Her books are early examples of writing specifically for the young and exhibit an understanding of developmental psychology. In them Bullar often takes care to choose analogies that a young person will understand and use language appropriate for them. Her comparison of the body's nervous system and the electric telegraph was approved in A study of the history of modern insomnia (2014), as "allowing anatomical fundamentals to be conveyed even in a children's book".

==Personal life==
During the 1840s, Bullar worked to raise money for the new Royal South Hants Infirmary. She died on 29 June 1856, aged 43, and was buried at St Nicolas's Anglican Church, North Stoneham.

==Selected works==
Six books are attributed to Bullar. Only one appeared under her own name during her life. After her death, they appeared under her name in her publisher's catalogues. It is unknown whether the illustrations were hers or by an illustrator.
- 1837: Elements of Practical Knowledge or The Young Inquirer Answered.
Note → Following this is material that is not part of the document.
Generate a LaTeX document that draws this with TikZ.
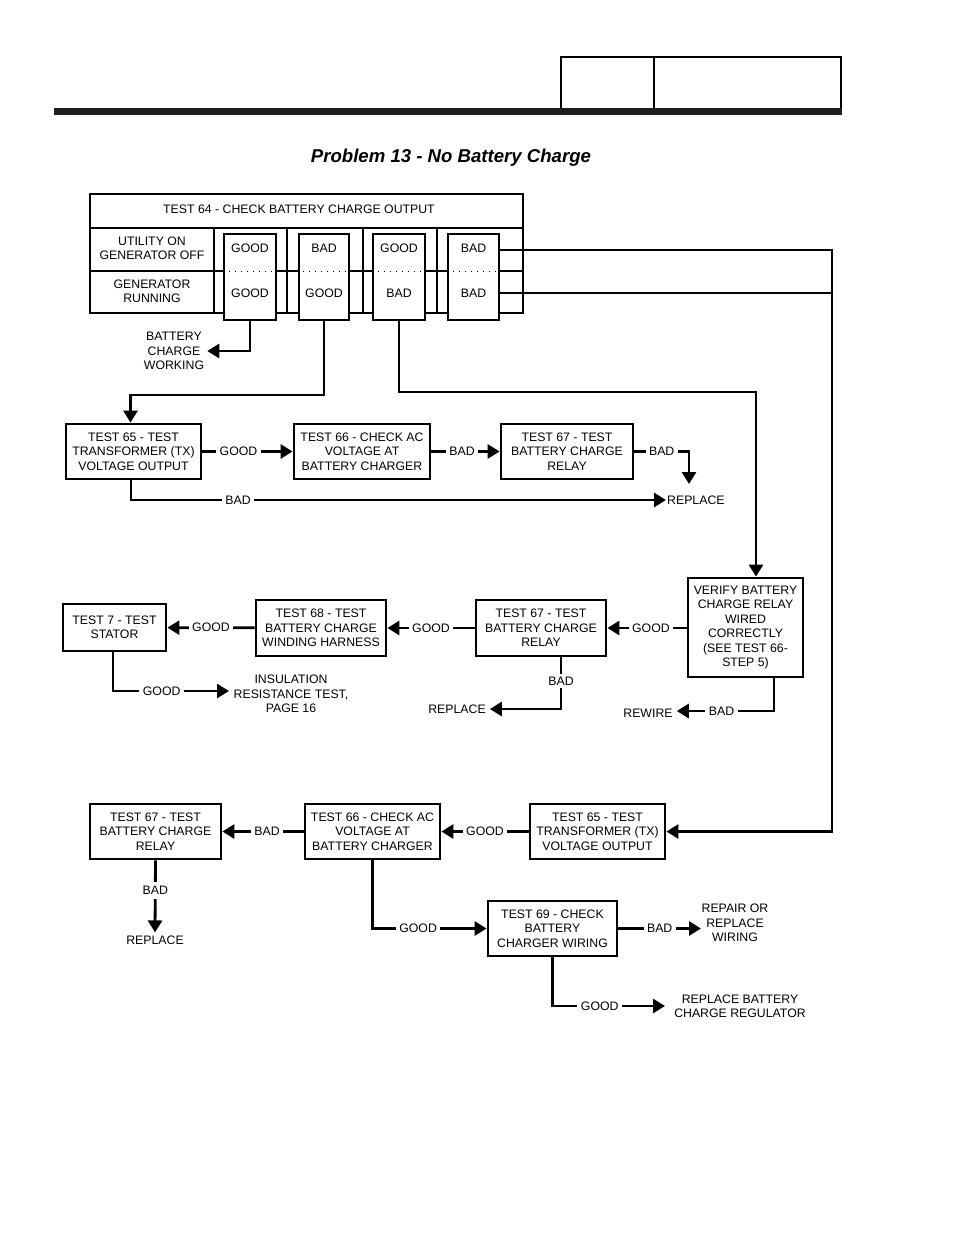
\documentclass[tikz,border=0pt]{standalone}
\usepackage{fontspec}
\setmainfont{Liberation Sans}
\usetikzlibrary{arrows.meta}
\newcommand\fsz{\fontsize{12.3}{14.4}\selectfont}
\tikzset{
 box/.style={draw, line width=2.8pt, align=center, inner sep=0pt, font=\fsz, fill=white},
 lbl/.style={fill=white, inner xsep=3.5pt, inner ysep=1pt, font=\fsz},
 txt/.style={align=center, font=\fsz, inner sep=1pt},
 ln/.style={line width=2.8pt},
 arr/.style={line width=2.8pt, -{Triangle[length=12pt,width=14pt]}},
 dots/.style={line width=1pt, dash pattern=on 1pt off 5pt},
}
\begin{document}
\begin{tikzpicture}[x=1pt,y=-1pt]
\useasboundingbox (0,0) rectangle (954,1235);
\fill[white] (0,0) rectangle (954,1235);
% page header
\fill[black!88] (54,108) rectangle (842,115);
\draw[line width=2pt] (561,108) -- (561,57) -- (841,57) -- (841,108);
\draw[line width=1.6pt] (654,57) -- (654,108);
\node[font=\fontsize{18.6}{21}\selectfont\bfseries\itshape] (title) at (451,158) {Problem 13 - No Battery Charge};
% test 64 table
\draw[ln] (90,194) rectangle (523,313);
\draw[ln] (90,228) -- (523,228);
\draw[ln] (90,271) -- (523,271);
\foreach \x in {214,287,363,437} \draw[ln] (\x,228) -- (\x,313);
\node[txt] (t64) at (299,209) {TEST 64 - CHECK BATTERY CHARGE OUTPUT};
\node[txt] (util) at (152,248) {UTILITY ON\\GENERATOR OFF};
\node[txt] (genr) at (152,291) {GENERATOR\\RUNNING};
\node[box, minimum width=52, minimum height=86] (b1) at (250,277) {};
\node[box, minimum width=50, minimum height=86] (b2) at (324,277) {};
\node[box, minimum width=52, minimum height=86] (b3) at (399,277) {};
\node[box, minimum width=51, minimum height=86] (b4) at (473.5,277) {};
\draw[dots] (229,271) -- (272,271);
\draw[dots] (303,271) -- (346,271);
\draw[dots] (378,271) -- (421,271);
\draw[dots] (453,271) -- (496,271);
\node[txt] (b1a) at (250,248) {GOOD};
\node[txt] (b1b) at (250,293) {GOOD};
\node[txt] (b2a) at (324,248) {BAD};
\node[txt] (b2b) at (324,293) {GOOD};
\node[txt] (b3a) at (399,248) {GOOD};
\node[txt] (b3b) at (399,293) {BAD};
\node[txt] (b4a) at (473.5,248) {BAD};
\node[txt] (b4b) at (473.5,293) {BAD};
% battery charge working
\node[txt] (bcw) at (174,351) {BATTERY\\CHARGE\\WORKING};
\draw[arr] (b1.south) |- ([xshift=2pt]bcw.east);
% row 2
\node[box, minimum width=135, minimum height=55] (t65a) at (133.5,451.5) {TEST 65 - TEST\\TRANSFORMER (TX)\\VOLTAGE OUTPUT};
\node[box, minimum width=136, minimum height=55] (t66a) at (362,451.5) {TEST 66 - CHECK AC\\VOLTAGE AT\\BATTERY CHARGER};
\node[box, minimum width=132, minimum height=55] (t67a) at (567,451.5) {TEST 67 - TEST\\BATTERY CHARGE\\RELAY};
\node[txt, anchor=west] (rep1) at (666,500) {REPLACE};
\coordinate (rep1top) at (689,484);
\draw[arr] (b2.south) -- (324,395) -| ([xshift=-3pt]t65a.north);
\draw[arr] (t65a) -- node[lbl, pos=0.4] {GOOD} (t66a);
\draw[arr] (t66a) -- node[lbl, pos=0.45] {BAD} (t67a);
\draw[arr] (t67a.east) -- node[lbl, pos=0.5] {BAD} (rep1top |- t67a.east) -- (rep1top);
\draw[arr] ([xshift=-2.5pt]t65a.south) |- node[lbl, pos=0.6] {BAD} (rep1.west);
% verify
\node[box, minimum width=115, minimum height=99] (ver) at (745.5,627.5) {VERIFY BATTERY\\CHARGE RELAY\\WIRED\\CORRECTLY\\(SEE TEST 66-\\STEP 5)};
\draw[arr] (b3.south) -- (399,392) -| ([xshift=10.5pt]ver.north);
% row 3
\node[box, minimum width=103, minimum height=47] (t7) at (114.5,627.5) {TEST 7 - TEST\\STATOR};
\node[box, minimum width=130, minimum height=56] (t68) at (321,628) {TEST 68 - TEST\\BATTERY CHARGE\\WINDING HARNESS};
\node[box, minimum width=130, minimum height=56] (t67b) at (541,628) {TEST 67 - TEST\\BATTERY CHARGE\\RELAY};
\draw[arr] (ver.west |- t67b.east) -- node[lbl, pos=0.45] {GOOD} (t67b.east);
\draw[arr] (t67b) -- node[lbl, pos=0.5] {GOOD} (t68);
\draw[arr] (t68) -- node[lbl, pos=0.5] {GOOD} (t7);
\node[txt] (ins) at (291,694) {INSULATION\\RESISTANCE TEST,\\PAGE 16};
\coordinate (insin) at (229,691);
\draw[arr] ([xshift=-1.5pt]t7.south) |- node[lbl, pos=0.71] {GOOD} (insin);
\node[txt] (rep2) at (457,709) {REPLACE};
\draw[arr] ([xshift=20pt]t67b.south) |- node[lbl, inner ysep=3pt, pos=0.23] {BAD} ([xshift=3pt]rep2.east);
\node[txt] (rew) at (648,713) {REWIRE};
\draw[arr] ([xshift=28.5pt]ver.south) |- node[lbl, pos=0.77] {BAD} ([xshift=3pt]rew.east |- 0,711);
% row 4
\node[box, minimum width=131, minimum height=55] (t67c) at (155.5,831.5) {TEST 67 - TEST\\BATTERY CHARGE\\RELAY};
\node[box, minimum width=135, minimum height=55] (t66c) at (372.5,831.5) {TEST 66 - CHECK AC\\VOLTAGE AT\\BATTERY CHARGER};
\node[box, minimum width=135, minimum height=55] (t65c) at (597.5,831.5) {TEST 65 - TEST\\TRANSFORMER (TX)\\VOLTAGE OUTPUT};
\draw[ln] ([yshift=-16pt]b4.east) -- (832,293);
\draw[arr] ([yshift=27pt]b4.east) -- (832,250) |- (t65c.east);
\draw[arr] (t65c) -- node[lbl, pos=0.5] {GOOD} (t66c);
\draw[arr] (t66c) -- node[lbl, pos=0.45] {BAD} (t67c);
\node[txt] (rep3) at (155,940) {REPLACE};
\draw[arr] (t67c.south) -- node[lbl, inner ysep=4pt, pos=0.42] {BAD} ([yshift=2pt]rep3.north);
\node[box, minimum width=129, minimum height=55] (t69) at (552.5,928.5) {TEST 69 - CHECK\\BATTERY\\CHARGER WIRING};
\draw[arr] (t66c.south) |- node[lbl, pos=0.7] {GOOD} (t69.west);
\node[txt] (rpw) at (735,923) {REPAIR OR\\REPLACE\\WIRING};
\draw[arr] (t69.east) -- node[lbl, pos=0.5] {BAD} (701,928.5);
\node[txt] (reg) at (740,1006) {REPLACE BATTERY\\CHARGE REGULATOR};
\draw[arr] (t69.south) |- node[lbl, pos=0.71] {GOOD} (665,1006);
\end{tikzpicture}
\end{document}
London, John van Voorst. Published anonymously during her life; 2nd edition published under her name.
- 1844: Domestic Scenes in Greenland and Iceland. London, John van Voorst. Published anonymously during her life; 2nd edition published under her name.
- 1850: Every-day wonders; or, facts in physiology which all should know. London, John van Voorst. Published anonymously.
- 1851: England before the Norman Conquest. London, John van Voorst. Published anonymously during her life.
- 1855: A Sunday book for the young; or, habits of patriarchal times in the East. London, John van Voorst. Published anonymously during her life.
- 1862: Every-day wonders of bodily life, essential to be known for health and comfort. London, Jarrold and Sons. Published posthumously under her own name.